Когда мы все снова встречались на улице Руссель, единственной темой наших разговоров было: как устроить, чтобы Володя мог подольше оставаться в Париже. Его занятость в любимовском театре была чрезвычайно высокой. Из Москвы раздавались звонки с требованием приезда на очередной спектакль. Особенно часто тогда шел “Гамлет”. Потом Володя возвращался, пару дней осматривался, в лучшем случае давал один-два концерта и должен был вылетать обратно в Москву.
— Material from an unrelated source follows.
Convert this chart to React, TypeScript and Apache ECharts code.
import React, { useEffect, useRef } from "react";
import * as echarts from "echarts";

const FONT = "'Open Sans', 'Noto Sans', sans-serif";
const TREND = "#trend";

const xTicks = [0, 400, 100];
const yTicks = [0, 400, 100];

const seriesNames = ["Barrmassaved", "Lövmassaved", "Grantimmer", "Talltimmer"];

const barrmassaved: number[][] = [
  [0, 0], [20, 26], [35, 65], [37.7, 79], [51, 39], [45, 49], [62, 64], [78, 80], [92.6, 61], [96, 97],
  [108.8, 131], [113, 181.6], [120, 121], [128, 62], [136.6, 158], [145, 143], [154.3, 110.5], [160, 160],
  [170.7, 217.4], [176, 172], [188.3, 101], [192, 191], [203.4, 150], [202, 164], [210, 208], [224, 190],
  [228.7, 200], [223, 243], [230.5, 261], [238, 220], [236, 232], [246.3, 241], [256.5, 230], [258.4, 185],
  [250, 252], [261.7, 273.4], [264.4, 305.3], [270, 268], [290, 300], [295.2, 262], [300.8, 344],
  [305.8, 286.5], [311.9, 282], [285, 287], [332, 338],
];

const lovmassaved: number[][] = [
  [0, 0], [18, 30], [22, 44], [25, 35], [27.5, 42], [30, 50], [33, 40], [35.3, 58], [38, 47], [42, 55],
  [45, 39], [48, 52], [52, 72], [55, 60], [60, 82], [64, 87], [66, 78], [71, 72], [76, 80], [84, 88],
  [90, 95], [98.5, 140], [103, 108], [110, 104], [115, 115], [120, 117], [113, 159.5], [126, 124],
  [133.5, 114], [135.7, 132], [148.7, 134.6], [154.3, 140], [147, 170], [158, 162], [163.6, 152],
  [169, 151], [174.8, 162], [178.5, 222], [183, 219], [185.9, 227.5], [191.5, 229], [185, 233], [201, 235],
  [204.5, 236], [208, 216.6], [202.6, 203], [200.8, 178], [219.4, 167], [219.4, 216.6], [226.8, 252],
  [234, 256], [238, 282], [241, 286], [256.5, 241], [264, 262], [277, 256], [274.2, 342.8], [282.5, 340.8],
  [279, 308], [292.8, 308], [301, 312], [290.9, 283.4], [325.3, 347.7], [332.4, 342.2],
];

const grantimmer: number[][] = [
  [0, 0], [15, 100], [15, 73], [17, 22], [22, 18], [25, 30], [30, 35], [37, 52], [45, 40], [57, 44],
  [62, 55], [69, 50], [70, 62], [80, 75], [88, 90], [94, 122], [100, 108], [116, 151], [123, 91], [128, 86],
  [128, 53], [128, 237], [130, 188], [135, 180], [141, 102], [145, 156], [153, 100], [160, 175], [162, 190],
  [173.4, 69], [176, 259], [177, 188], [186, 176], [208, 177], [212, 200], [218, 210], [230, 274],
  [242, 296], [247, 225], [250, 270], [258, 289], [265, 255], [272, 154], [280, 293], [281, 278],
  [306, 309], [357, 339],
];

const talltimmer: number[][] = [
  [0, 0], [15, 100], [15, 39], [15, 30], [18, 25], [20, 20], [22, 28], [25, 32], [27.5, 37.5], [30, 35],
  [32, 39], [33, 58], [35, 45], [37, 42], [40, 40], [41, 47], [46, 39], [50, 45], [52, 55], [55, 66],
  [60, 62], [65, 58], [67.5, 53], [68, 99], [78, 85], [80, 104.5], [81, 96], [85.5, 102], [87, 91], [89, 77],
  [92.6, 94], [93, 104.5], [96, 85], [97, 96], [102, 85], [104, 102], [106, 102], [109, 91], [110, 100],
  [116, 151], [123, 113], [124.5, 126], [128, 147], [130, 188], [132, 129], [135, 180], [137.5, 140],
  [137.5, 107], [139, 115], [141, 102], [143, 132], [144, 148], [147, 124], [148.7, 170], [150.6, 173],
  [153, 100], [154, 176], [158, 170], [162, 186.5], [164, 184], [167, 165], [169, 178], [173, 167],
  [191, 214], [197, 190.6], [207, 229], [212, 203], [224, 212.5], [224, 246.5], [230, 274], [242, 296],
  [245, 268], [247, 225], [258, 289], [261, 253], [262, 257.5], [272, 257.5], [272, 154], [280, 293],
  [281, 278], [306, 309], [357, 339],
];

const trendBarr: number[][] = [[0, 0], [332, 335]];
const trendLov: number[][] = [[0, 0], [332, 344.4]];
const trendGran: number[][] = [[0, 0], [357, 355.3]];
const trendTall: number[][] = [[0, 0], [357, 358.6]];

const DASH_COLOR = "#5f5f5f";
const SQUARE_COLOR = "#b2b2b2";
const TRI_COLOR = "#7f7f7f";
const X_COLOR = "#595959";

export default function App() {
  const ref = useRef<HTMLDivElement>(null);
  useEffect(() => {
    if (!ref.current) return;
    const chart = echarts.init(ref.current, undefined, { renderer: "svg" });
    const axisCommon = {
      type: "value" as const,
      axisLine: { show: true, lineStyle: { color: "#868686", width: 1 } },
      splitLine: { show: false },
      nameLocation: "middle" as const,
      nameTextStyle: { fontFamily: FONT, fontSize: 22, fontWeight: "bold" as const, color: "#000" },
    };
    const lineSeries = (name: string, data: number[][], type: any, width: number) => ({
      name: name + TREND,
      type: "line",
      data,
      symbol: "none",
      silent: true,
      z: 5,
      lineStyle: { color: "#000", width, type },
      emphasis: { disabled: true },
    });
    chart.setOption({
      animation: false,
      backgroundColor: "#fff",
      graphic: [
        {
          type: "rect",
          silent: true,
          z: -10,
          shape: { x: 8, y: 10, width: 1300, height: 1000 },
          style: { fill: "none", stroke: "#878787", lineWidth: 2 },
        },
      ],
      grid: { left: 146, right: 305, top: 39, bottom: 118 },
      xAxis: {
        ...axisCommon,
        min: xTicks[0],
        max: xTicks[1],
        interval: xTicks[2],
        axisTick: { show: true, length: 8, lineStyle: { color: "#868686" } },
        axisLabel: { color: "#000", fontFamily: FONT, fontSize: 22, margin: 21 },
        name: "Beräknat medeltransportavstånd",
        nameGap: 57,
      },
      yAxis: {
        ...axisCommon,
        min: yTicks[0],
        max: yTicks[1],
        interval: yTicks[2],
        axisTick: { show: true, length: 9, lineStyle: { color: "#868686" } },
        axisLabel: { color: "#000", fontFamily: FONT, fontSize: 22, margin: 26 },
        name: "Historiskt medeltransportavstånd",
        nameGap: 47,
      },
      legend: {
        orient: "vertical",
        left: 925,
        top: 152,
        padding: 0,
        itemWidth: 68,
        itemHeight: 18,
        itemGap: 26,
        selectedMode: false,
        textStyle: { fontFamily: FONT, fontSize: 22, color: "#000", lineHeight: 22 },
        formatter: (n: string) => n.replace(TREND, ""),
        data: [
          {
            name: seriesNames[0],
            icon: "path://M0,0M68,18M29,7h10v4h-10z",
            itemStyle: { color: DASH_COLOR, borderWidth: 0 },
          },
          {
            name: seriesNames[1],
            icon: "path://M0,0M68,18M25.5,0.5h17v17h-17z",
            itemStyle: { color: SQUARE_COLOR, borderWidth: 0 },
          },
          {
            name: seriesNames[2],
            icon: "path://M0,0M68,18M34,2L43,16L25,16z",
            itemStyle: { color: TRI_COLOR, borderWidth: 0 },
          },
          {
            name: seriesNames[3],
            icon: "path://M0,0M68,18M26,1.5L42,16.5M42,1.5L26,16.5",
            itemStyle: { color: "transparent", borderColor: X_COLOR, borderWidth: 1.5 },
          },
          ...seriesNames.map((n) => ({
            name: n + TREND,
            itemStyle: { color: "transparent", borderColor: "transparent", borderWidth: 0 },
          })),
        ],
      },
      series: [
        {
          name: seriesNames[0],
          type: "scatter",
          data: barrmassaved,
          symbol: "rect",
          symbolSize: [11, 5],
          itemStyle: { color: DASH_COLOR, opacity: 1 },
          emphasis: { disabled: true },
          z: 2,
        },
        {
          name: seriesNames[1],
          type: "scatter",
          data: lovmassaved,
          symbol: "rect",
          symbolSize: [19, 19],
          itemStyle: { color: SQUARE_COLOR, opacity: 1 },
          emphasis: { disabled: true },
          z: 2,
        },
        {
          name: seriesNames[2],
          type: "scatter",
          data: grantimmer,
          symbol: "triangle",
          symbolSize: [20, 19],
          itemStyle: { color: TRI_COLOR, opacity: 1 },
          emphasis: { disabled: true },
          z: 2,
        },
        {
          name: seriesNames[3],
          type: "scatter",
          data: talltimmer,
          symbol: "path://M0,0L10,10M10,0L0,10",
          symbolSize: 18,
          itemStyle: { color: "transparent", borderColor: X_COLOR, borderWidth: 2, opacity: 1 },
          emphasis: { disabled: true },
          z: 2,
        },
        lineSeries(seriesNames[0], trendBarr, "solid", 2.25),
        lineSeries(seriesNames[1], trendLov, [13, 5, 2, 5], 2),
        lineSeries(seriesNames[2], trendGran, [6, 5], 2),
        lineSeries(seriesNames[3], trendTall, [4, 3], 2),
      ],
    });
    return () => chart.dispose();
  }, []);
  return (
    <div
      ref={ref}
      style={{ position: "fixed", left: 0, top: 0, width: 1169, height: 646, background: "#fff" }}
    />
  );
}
Когда Володя попадал в Париж, он звонил Косте-болгарину – своему аккомпаниатору – и ехал с ним в какой-нибудь парижский зал, где стояла их аппаратура, – репетировать. Возвращался поздно, только успевая с нами поужинать. Он все время нервничал. И Марина переживала из-за этих беспрестанных поездок.
Марина старалась ввести Володю во французское общество: он пел для ее друзей в частных апартаментах. В это время он много занимался французским языком и уже мог объясняться со своими новыми знакомыми.
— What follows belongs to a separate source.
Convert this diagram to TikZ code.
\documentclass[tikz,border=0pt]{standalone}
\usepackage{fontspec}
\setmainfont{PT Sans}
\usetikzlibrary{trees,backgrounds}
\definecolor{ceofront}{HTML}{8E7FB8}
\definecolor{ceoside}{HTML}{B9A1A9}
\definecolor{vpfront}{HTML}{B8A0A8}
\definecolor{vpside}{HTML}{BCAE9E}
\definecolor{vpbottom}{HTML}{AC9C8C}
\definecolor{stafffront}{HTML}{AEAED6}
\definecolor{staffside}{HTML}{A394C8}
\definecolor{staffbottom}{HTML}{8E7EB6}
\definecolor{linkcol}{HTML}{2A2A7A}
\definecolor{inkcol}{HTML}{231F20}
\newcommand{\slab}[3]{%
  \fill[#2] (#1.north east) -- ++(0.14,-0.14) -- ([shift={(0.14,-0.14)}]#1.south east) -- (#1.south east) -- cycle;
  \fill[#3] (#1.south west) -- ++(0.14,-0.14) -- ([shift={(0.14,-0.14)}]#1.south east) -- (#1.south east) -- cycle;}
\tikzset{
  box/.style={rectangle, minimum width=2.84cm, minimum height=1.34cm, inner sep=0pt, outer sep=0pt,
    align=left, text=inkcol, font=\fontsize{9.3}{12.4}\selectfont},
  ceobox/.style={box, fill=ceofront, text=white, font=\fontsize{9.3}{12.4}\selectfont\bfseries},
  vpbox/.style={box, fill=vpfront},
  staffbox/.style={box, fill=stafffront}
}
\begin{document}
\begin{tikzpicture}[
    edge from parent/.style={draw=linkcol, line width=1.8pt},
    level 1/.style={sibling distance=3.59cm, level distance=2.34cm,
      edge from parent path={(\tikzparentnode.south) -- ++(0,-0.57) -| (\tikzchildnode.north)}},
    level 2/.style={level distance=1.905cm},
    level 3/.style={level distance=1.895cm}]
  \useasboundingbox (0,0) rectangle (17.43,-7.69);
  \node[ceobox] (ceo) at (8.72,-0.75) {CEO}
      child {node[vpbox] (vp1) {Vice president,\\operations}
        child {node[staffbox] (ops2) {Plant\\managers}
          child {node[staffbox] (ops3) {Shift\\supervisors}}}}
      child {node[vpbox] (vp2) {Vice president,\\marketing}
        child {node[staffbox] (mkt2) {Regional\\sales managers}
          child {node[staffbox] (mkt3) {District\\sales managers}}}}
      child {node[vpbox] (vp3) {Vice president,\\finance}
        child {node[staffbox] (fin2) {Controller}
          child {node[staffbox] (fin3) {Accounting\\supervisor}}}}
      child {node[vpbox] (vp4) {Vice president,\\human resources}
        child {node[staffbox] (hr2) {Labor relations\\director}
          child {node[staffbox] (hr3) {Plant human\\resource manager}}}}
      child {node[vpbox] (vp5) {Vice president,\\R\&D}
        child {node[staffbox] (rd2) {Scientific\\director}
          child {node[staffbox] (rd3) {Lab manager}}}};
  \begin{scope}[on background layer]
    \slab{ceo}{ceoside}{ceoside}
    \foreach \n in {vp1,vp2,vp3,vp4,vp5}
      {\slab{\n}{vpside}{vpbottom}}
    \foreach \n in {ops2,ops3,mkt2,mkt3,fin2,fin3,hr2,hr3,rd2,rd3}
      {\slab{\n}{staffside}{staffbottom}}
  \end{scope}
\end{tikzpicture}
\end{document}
Мы непрестанно обсуждали вопрос о том, как Володе уменьшить зависимость от театра. Надо сказать, что он очень любил свой театр и Юрия Петровича Любимова. Но театр был ему нужен еще и потому, что директор театра Дупак подписывал ему характеристику для оформления документов на выезд. Виза была постоянной, но характеристику нужно было время от времени обновлять.
Тонино Гуэрра. Микеланджело Антониони
В эти же годы мы с Беллой часто общались с Тонино Гуэрра и Лорой. Ее мы знали и раньше, до знакомства с Тонино, – часто встречали в компаниях московских кинематографистов, она работала на “Мосфильме”. Но когда стало известно, что Лора стала женой Тонино, эта новость поразила нашу киношную общественность, потому что имя Тонино очень многое значило для всех нас, любивших итальянское кино. Мы познакомились с ним сразу после его приезда в Москву в 1975 году. Лора держалась очень просто и достойно, и они вместе быстро завоевывали наши сердца. Мы часто встречались в их доме на Мосфильмовской.
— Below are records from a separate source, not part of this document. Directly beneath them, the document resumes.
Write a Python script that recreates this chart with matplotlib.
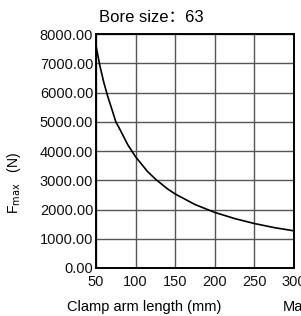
import matplotlib.pyplot as plt

plt.rcParams['font.family'] = ['Liberation Sans', 'DejaVu Sans']

# curve
arm_length = [50, 55, 60, 65, 70, 75, 80, 90, 100, 115, 125, 140, 150, 175,
              200, 225, 250, 275, 300]
f_max = [7600, 6900, 6330, 5850, 5430, 5000, 4750, 4220, 3800, 3300, 3040,
         2710, 2530, 2170, 1900, 1690, 1520, 1380, 1270]
x_ticks = [50, 100, 150, 200, 250, 300]
y_ticks = [0, 1000, 2000, 3000, 4000, 5000, 6000, 7000, 8000]

fig = plt.figure(figsize=(3.01, 3.16), dpi=100)
ax = fig.add_axes([0.319, 0.152, 0.658, 0.740])

ax.plot(arm_length, f_max, color='black', lw=1.2, zorder=3)
ax.set_xlim(50, 300)
ax.set_ylim(0, 8000)
ax.set_xticks(x_ticks)
ax.set_yticks(y_ticks)
ax.set_yticklabels([f"{v:.2f}" for v in y_ticks])
ax.grid(True, color='#555555', lw=1.0)
ax.tick_params(length=0, labelsize=10.5, colors='#111111')
ax.tick_params(axis='y', pad=2)
ax.tick_params(axis='x', pad=5)
for s in ax.spines.values():
    s.set_linewidth(1.4)

fig.text(99 / 301, 1 - 17 / 316, "Bore size：63", fontsize=12, ha='left',
         va='center', family=['Liberation Sans', 'Noto Sans CJK SC'])
fig.text(0.045, 0.42, r"F$_{\rm max}$   (N)", rotation=90, fontsize=10,
         ha='center', va='center')
fig.text(0.222, 0.028, "Clamp arm length (mm)", fontsize=10.5, ha='left', va='center')
fig.text(0.94, 0.028, "Max", fontsize=10.5, ha='left', va='center')

fig.savefig('out.png', dpi=100)
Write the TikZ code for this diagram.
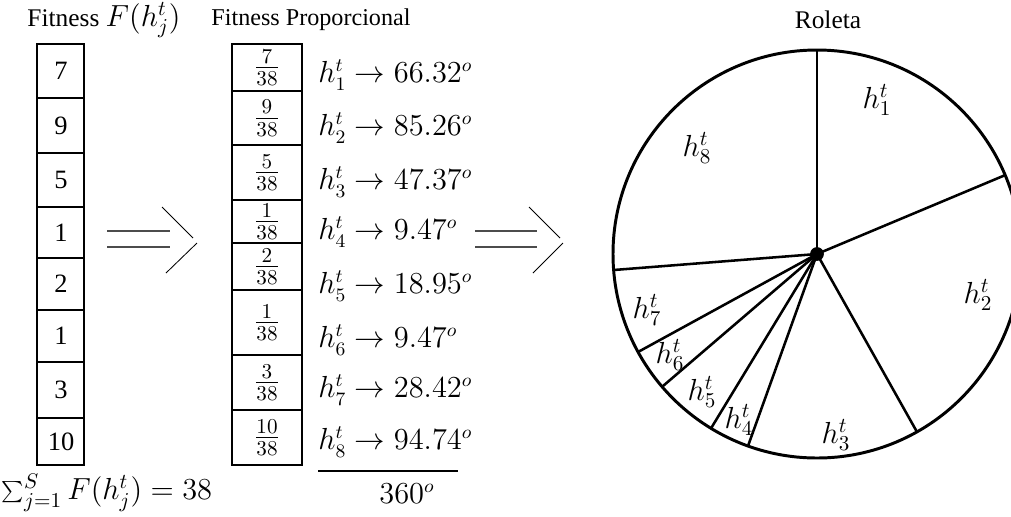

В свою очередь Тонино влюбился в образ Беллы: она поразила его тем, как она читала свои стихи, и своим причудливым поведением. Тонино особенно восхищался теми моментами, когда Белла забывала стихи, и тогда она запрокидывала голову, а рукой в воздухе начинала как бы ловить строчки, и с ее руки слетали массивные кольца, которые бросались подбирать окружающие. Тонино, который не понимал русскую речь, жадно вглядывался в действо, возникавшее у него перед глазами.
В каждый свой приезд Тонино просил Лору устроить встречу с нами, и мы проводили время вместе, пересиливая с помощью Лоры незнание языка, стараясь глубже понимать друг друга и существовать поверх языковых барьеров.
Тонино Гуэрра был прекрасен во всем: в своей предупредительности, в стремлении угодить человеку, с которым он общается, в прелестном юморе, в желании быть понятым. Прежде всего Тонино был поэтом, и оставался поэтом во всем, что бы он ни делал, – и в сценариях, и в своей самобытной, радостной живописи, и в скульптуре, в которой пробовал свои силы.
За киносценарии, легшие в основу знаменитых фильмов (“Забриски-пойнт”, “Блоу ап”, “Амаркорд”, “Джинджер и Фред”, “Ностальгия” Тарковского и многие другие) Тонино Гуэрра было присвоено звание “Лучшего сценариста Европы”.